SHORT PROBLEM: Transcribe the listing in full, excluding any pictures.

DATASET EXTRACT:
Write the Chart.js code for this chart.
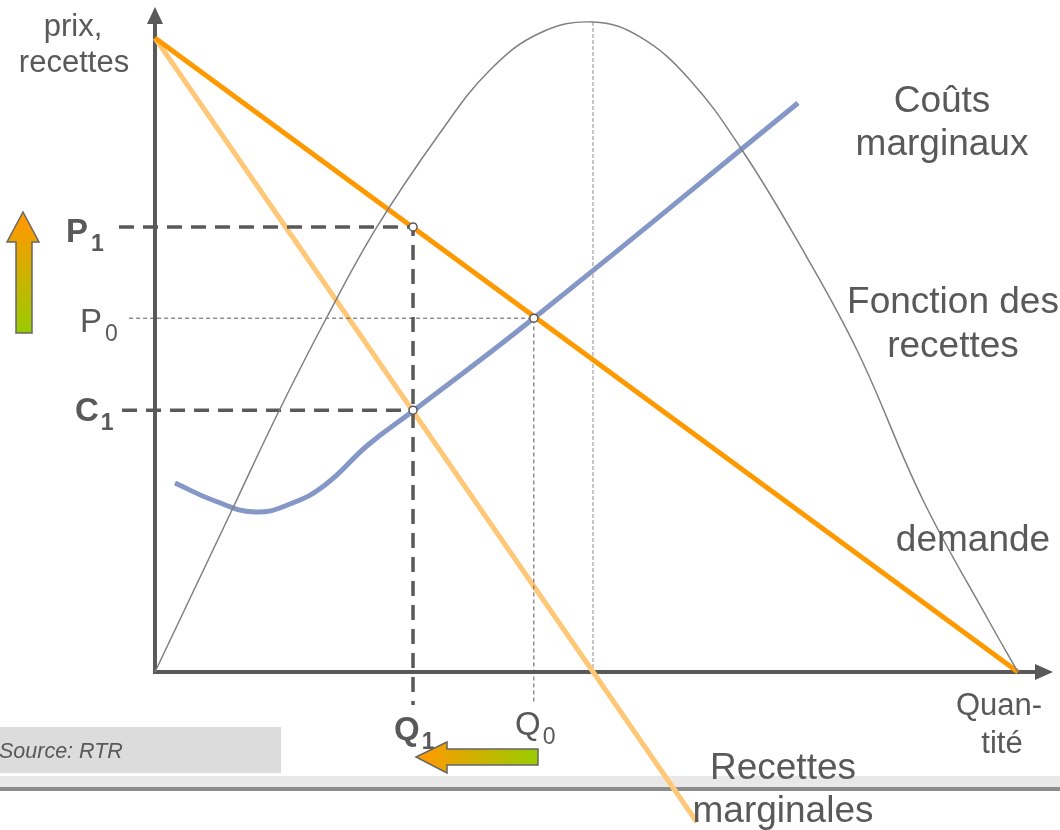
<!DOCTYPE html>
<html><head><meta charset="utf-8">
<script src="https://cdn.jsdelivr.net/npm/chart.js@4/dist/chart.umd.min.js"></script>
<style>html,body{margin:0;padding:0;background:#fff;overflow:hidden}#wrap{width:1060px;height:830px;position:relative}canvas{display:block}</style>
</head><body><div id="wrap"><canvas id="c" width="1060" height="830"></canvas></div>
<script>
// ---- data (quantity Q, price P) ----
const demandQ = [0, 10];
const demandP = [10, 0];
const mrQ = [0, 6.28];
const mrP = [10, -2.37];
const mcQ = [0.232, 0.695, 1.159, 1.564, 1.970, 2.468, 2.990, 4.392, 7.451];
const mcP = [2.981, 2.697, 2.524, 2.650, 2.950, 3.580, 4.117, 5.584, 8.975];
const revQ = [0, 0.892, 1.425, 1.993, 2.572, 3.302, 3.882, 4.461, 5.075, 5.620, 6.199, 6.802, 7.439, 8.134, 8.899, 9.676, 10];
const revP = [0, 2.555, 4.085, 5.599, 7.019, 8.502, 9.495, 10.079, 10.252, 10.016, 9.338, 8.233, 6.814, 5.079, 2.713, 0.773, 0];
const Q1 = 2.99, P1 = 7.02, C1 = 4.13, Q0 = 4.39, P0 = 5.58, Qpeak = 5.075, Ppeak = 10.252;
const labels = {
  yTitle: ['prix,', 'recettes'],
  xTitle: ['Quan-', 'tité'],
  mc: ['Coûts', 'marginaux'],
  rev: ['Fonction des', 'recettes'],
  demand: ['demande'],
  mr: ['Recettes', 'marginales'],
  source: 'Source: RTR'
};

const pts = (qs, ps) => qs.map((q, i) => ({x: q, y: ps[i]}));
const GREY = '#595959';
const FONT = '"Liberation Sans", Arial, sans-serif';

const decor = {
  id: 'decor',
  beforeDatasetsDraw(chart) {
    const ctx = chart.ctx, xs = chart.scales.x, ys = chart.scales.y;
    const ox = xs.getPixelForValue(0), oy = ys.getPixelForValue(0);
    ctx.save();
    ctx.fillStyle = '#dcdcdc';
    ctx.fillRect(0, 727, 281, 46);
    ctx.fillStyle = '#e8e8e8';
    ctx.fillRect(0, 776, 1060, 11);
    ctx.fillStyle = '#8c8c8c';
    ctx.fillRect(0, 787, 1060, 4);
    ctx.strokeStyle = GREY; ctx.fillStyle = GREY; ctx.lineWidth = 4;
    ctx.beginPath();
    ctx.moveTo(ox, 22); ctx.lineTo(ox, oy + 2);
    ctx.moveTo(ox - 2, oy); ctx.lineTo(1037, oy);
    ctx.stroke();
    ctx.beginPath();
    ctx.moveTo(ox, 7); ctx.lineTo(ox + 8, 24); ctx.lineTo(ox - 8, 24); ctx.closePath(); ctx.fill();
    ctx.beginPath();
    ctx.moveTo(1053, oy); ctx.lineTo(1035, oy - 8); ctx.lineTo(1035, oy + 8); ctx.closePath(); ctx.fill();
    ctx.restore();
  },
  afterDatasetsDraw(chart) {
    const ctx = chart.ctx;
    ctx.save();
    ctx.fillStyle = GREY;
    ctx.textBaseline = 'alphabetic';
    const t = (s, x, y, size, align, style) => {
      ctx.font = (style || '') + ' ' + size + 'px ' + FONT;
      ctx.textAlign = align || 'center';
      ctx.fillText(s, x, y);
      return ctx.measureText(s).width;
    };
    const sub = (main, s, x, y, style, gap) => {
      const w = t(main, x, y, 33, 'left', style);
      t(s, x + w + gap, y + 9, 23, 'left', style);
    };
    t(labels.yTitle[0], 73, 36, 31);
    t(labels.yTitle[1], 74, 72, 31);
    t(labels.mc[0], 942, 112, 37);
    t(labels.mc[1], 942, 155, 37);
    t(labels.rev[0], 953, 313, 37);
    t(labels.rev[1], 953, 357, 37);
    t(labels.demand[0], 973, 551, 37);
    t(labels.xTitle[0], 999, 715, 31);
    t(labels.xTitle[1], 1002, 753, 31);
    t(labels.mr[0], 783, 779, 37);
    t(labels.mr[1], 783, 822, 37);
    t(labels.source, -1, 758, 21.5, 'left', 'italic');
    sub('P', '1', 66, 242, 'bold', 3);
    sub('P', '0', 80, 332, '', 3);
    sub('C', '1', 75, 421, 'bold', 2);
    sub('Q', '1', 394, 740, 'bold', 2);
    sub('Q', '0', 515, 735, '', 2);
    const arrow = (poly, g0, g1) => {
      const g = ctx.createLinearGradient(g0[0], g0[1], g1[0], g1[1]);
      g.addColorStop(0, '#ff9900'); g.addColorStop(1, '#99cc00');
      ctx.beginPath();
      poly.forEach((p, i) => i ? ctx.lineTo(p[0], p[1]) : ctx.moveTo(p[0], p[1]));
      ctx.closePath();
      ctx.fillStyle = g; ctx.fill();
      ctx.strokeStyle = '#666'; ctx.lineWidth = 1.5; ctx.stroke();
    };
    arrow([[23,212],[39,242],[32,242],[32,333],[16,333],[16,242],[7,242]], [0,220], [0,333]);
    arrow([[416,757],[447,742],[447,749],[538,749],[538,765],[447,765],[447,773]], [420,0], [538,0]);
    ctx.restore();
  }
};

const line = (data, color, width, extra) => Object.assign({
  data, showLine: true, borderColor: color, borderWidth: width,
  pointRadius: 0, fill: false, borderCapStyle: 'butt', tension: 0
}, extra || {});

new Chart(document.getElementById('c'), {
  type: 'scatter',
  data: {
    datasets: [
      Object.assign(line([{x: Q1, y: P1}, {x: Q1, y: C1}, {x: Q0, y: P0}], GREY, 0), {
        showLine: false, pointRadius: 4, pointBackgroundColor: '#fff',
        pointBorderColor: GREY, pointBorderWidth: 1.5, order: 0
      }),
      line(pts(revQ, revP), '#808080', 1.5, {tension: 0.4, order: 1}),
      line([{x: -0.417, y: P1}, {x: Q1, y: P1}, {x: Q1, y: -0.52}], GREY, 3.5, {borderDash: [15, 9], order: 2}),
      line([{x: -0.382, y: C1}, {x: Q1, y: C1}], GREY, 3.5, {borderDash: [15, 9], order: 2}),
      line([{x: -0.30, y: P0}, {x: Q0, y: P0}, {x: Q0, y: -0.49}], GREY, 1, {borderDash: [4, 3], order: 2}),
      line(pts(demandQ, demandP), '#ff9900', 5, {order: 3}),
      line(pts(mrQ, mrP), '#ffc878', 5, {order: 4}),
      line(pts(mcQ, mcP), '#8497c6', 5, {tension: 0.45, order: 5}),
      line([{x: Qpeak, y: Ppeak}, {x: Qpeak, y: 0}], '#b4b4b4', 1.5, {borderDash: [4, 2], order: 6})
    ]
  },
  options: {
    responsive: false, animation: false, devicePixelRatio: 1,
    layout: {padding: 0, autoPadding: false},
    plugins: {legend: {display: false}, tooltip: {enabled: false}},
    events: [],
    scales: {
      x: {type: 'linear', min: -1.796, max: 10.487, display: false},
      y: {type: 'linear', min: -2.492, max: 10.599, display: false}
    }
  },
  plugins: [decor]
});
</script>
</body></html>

OUTPUT FOR THIS TASK:
Write the Chart.js code for this chart.
<!DOCTYPE html>
<html><head><meta charset="utf-8">
<script src="https://cdn.jsdelivr.net/npm/chart.js@4/dist/chart.umd.min.js"></script>
<style>html,body{margin:0;padding:0;background:#fff;overflow:hidden}#wrap{width:1060px;height:830px;position:relative}canvas{display:block}</style>
</head><body><div id="wrap"><canvas id="c" width="1060" height="830"></canvas></div>
<script>
// ---- data (quantity Q, price P) ----
const demandQ = [0, 10];
const demandP = [10, 0];
const mrQ = [0, 6.28];
const mrP = [10, -2.37];
const mcQ = [0.232, 0.695, 1.159, 1.564, 1.970, 2.468, 2.990, 4.392, 7.451];
const mcP = [2.981, 2.697, 2.524, 2.650, 2.950, 3.580, 4.117, 5.584, 8.975];
const revQ = [0, 0.892, 1.425, 1.993, 2.572, 3.302, 3.882, 4.461, 5.075, 5.620, 6.199, 6.802, 7.439, 8.134, 8.899, 9.676, 10];
const revP = [0, 2.555, 4.085, 5.599, 7.019, 8.502, 9.495, 10.079, 10.252, 10.016, 9.338, 8.233, 6.814, 5.079, 2.713, 0.773, 0];
const Q1 = 2.99, P1 = 7.02, C1 = 4.13, Q0 = 4.39, P0 = 5.58, Qpeak = 5.075, Ppeak = 10.252;
const labels = {
  yTitle: ['prix,', 'recettes'],
  xTitle: ['Quan-', 'tité'],
  mc: ['Coûts', 'marginaux'],
  rev: ['Fonction des', 'recettes'],
  demand: ['demande'],
  mr: ['Recettes', 'marginales'],
  source: 'Source: RTR'
};

const pts = (qs, ps) => qs.map((q, i) => ({x: q, y: ps[i]}));
const GREY = '#595959';
const FONT = '"Liberation Sans", Arial, sans-serif';

const decor = {
  id: 'decor',
  beforeDatasetsDraw(chart) {
    const ctx = chart.ctx, xs = chart.scales.x, ys = chart.scales.y;
    const ox = xs.getPixelForValue(0), oy = ys.getPixelForValue(0);
    ctx.save();
    ctx.fillStyle = '#dcdcdc';
    ctx.fillRect(0, 727, 281, 46);
    ctx.fillStyle = '#e8e8e8';
    ctx.fillRect(0, 776, 1060, 11);
    ctx.fillStyle = '#8c8c8c';
    ctx.fillRect(0, 787, 1060, 4);
    ctx.strokeStyle = GREY; ctx.fillStyle = GREY; ctx.lineWidth = 4;
    ctx.beginPath();
    ctx.moveTo(ox, 22); ctx.lineTo(ox, oy + 2);
    ctx.moveTo(ox - 2, oy); ctx.lineTo(1037, oy);
    ctx.stroke();
    ctx.beginPath();
    ctx.moveTo(ox, 7); ctx.lineTo(ox + 8, 24); ctx.lineTo(ox - 8, 24); ctx.closePath(); ctx.fill();
    ctx.beginPath();
    ctx.moveTo(1053, oy); ctx.lineTo(1035, oy - 8); ctx.lineTo(1035, oy + 8); ctx.closePath(); ctx.fill();
    ctx.restore();
  },
  afterDatasetsDraw(chart) {
    const ctx = chart.ctx;
    ctx.save();
    ctx.fillStyle = GREY;
    ctx.textBaseline = 'alphabetic';
    const t = (s, x, y, size, align, style) => {
      ctx.font = (style || '') + ' ' + size + 'px ' + FONT;
      ctx.textAlign = align || 'center';
      ctx.fillText(s, x, y);
      return ctx.measureText(s).width;
    };
    const sub = (main, s, x, y, style, gap) => {
      const w = t(main, x, y, 33, 'left', style);
      t(s, x + w + gap, y + 9, 23, 'left', style);
    };
    t(labels.yTitle[0], 73, 36, 31);
    t(labels.yTitle[1], 74, 72, 31);
    t(labels.mc[0], 942, 112, 37);
    t(labels.mc[1], 942, 155, 37);
    t(labels.rev[0], 953, 313, 37);
    t(labels.rev[1], 953, 357, 37);
    t(labels.demand[0], 973, 551, 37);
    t(labels.xTitle[0], 999, 715, 31);
    t(labels.xTitle[1], 1002, 753, 31);
    t(labels.mr[0], 783, 779, 37);
    t(labels.mr[1], 783, 822, 37);
    t(labels.source, -1, 758, 21.5, 'left', 'italic');
    sub('P', '1', 66, 242, 'bold', 3);
    sub('P', '0', 80, 332, '', 3);
    sub('C', '1', 75, 421, 'bold', 2);
    sub('Q', '1', 394, 740, 'bold', 2);
    sub('Q', '0', 515, 735, '', 2);
    const arrow = (poly, g0, g1) => {
      const g = ctx.createLinearGradient(g0[0], g0[1], g1[0], g1[1]);
      g.addColorStop(0, '#ff9900'); g.addColorStop(1, '#99cc00');
      ctx.beginPath();
      poly.forEach((p, i) => i ? ctx.lineTo(p[0], p[1]) : ctx.moveTo(p[0], p[1]));
      ctx.closePath();
      ctx.fillStyle = g; ctx.fill();
      ctx.strokeStyle = '#666'; ctx.lineWidth = 1.5; ctx.stroke();
    };
    arrow([[23,212],[39,242],[32,242],[32,333],[16,333],[16,242],[7,242]], [0,220], [0,333]);
    arrow([[416,757],[447,742],[447,749],[538,749],[538,765],[447,765],[447,773]], [420,0], [538,0]);
    ctx.restore();
  }
};

const line = (data, color, width, extra) => Object.assign({
  data, showLine: true, borderColor: color, borderWidth: width,
  pointRadius: 0, fill: false, borderCapStyle: 'butt', tension: 0
}, extra || {});

new Chart(document.getElementById('c'), {
  type: 'scatter',
  data: {
    datasets: [
      Object.assign(line([{x: Q1, y: P1}, {x: Q1, y: C1}, {x: Q0, y: P0}], GREY, 0), {
        showLine: false, pointRadius: 4, pointBackgroundColor: '#fff',
        pointBorderColor: GREY, pointBorderWidth: 1.5, order: 0
      }),
      line(pts(revQ, revP), '#808080', 1.5, {tension: 0.4, order: 1}),
      line([{x: -0.417, y: P1}, {x: Q1, y: P1}, {x: Q1, y: -0.52}], GREY, 3.5, {borderDash: [15, 9], order: 2}),
      line([{x: -0.382, y: C1}, {x: Q1, y: C1}], GREY, 3.5, {borderDash: [15, 9], order: 2}),
      line([{x: -0.30, y: P0}, {x: Q0, y: P0}, {x: Q0, y: -0.49}], GREY, 1, {borderDash: [4, 3], order: 2}),
      line(pts(demandQ, demandP), '#ff9900', 5, {order: 3}),
      line(pts(mrQ, mrP), '#ffc878', 5, {order: 4}),
      line(pts(mcQ, mcP), '#8497c6', 5, {tension: 0.45, order: 5}),
      line([{x: Qpeak, y: Ppeak}, {x: Qpeak, y: 0}], '#b4b4b4', 1.5, {borderDash: [4, 2], order: 6})
    ]
  },
  options: {
    responsive: false, animation: false, devicePixelRatio: 1,
    layout: {padding: 0, autoPadding: false},
    plugins: {legend: {display: false}, tooltip: {enabled: false}},
    events: [],
    scales: {
      x: {type: 'linear', min: -1.796, max: 10.487, display: false},
      y: {type: 'linear', min: -2.492, max: 10.599, display: false}
    }
  },
  plugins: [decor]
});
</script>
</body></html>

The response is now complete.